This conversation, more or less, is the same conversation we had previously regarding warp fields and the basic problem with both conversations is that if you _believe_ warp fields are possible then you support them, irregardless of whether or not the basic underlying principles of field energetics or propogation are plausible under any realistic/practical scenario.

Ok, confirm, you are high.

I never had that conversation with you, I dont defend warp drive, that is K2. I only focus in the current and upcomming technologies that might have real applications in the near term future.

NASA does not mention antimatter at all as a potential propulsion source, it briefly mentions the unfeasibility of creating and storing antimatter for science.

yes they mention it, the same as how hard is storing and creating antimatter, which if you remember, is what I said in my first answer to you..

I said: The difficult about antimatter is storing and production, that problem is out of this century, but not the engine.

The engine is feasible with our current technology and knowledge.

Come back to the topic of manned interstellar travel when there is a speck of experimental science that suggests its technologically approachable. You would have better luck shrinking humans to the size of a pocket mouse than getting a matter/antimatter propulsion system to 0.8c.

You are answering me? because not sure about what are you talking any more, I was discussing with you just the feasibility of antimatter engines.

Edited May 21, 2015 by AngelLestat

[magnemoe]

For a decently sized starship(about 100,000 tonnes) to travel at 50% of the speed of light, it would take about as much power as a Type I civilization. If it's accelerated at 1g, that is. You could lower the power requirement if you had less acceleration.

Traveling between stars takes a LOT of power.

Btw, humanity as a whole is about a Type 0.7 civilization.

This, an major fail in Avatar, made more fun with the short traveling time, had energy had any cost at all they would used some more time traveling.

If you have unlimited electricity the setting don't make much sense.

---

how is 0.7 civilization calculated, human energy production is just an tiny faction of the sunlight earth receive. 0.01% I belive.

[cicatrix]

how is 0.7 civilization calculated, human energy production is just an tiny faction of the sunlight earth receive. 0.01% I belive.

Type I utilizes the power of its own planet. You're talking about Type II - utilizing the power of the host star. I don't have the reliable figures right now, but 0.7 seems more or less accurate. Though, I don't know whether we should take the energy of the molten planet core into account.

[ChrisSpace]

All the particle accelerators in the world would take decades to produce even a single gram of antimatter, and our storage techniques cant handle containing antimater for that kind of delay. Not this century.

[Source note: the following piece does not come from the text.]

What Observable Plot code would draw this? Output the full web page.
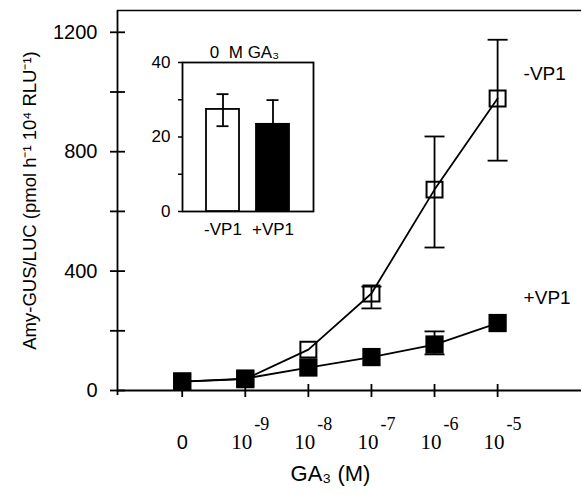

I agree that antimatter in any commercial non-purely-scientific use is centuries away. The stuff takes a small country's worth of energy to create a visible amount, and said amount can't currently be contained for more than a few minutes. Also remember that antimatter is extremely dangerous. Just 1 gram of it combining with one gram of normal matter creates a 43 kiloton explosion. For comparison, the nuclear bombs dropped on Hiroshima and Nagasaki only had yields of 15 and 20 kilotons. And this is just from one gram of antimatter, an interstellar spaceship will need several tons of it, enough to wipe off a large continent.

At 1% ligth-speed, it take 500 years to go to proxima centaury.

At 10%, 50 years. More reseonable. We need 30 000 000 m/s DeltaV So, the launch will be for 2050, you have 35 years for finding that.

Your calculations are slightly off. At 0.1c the trip to the centauris will only take 43 years. But that still means that to get there in this century we will need to launch it in 2057. Good luck getting any kind of 0.1c propulsion system by then.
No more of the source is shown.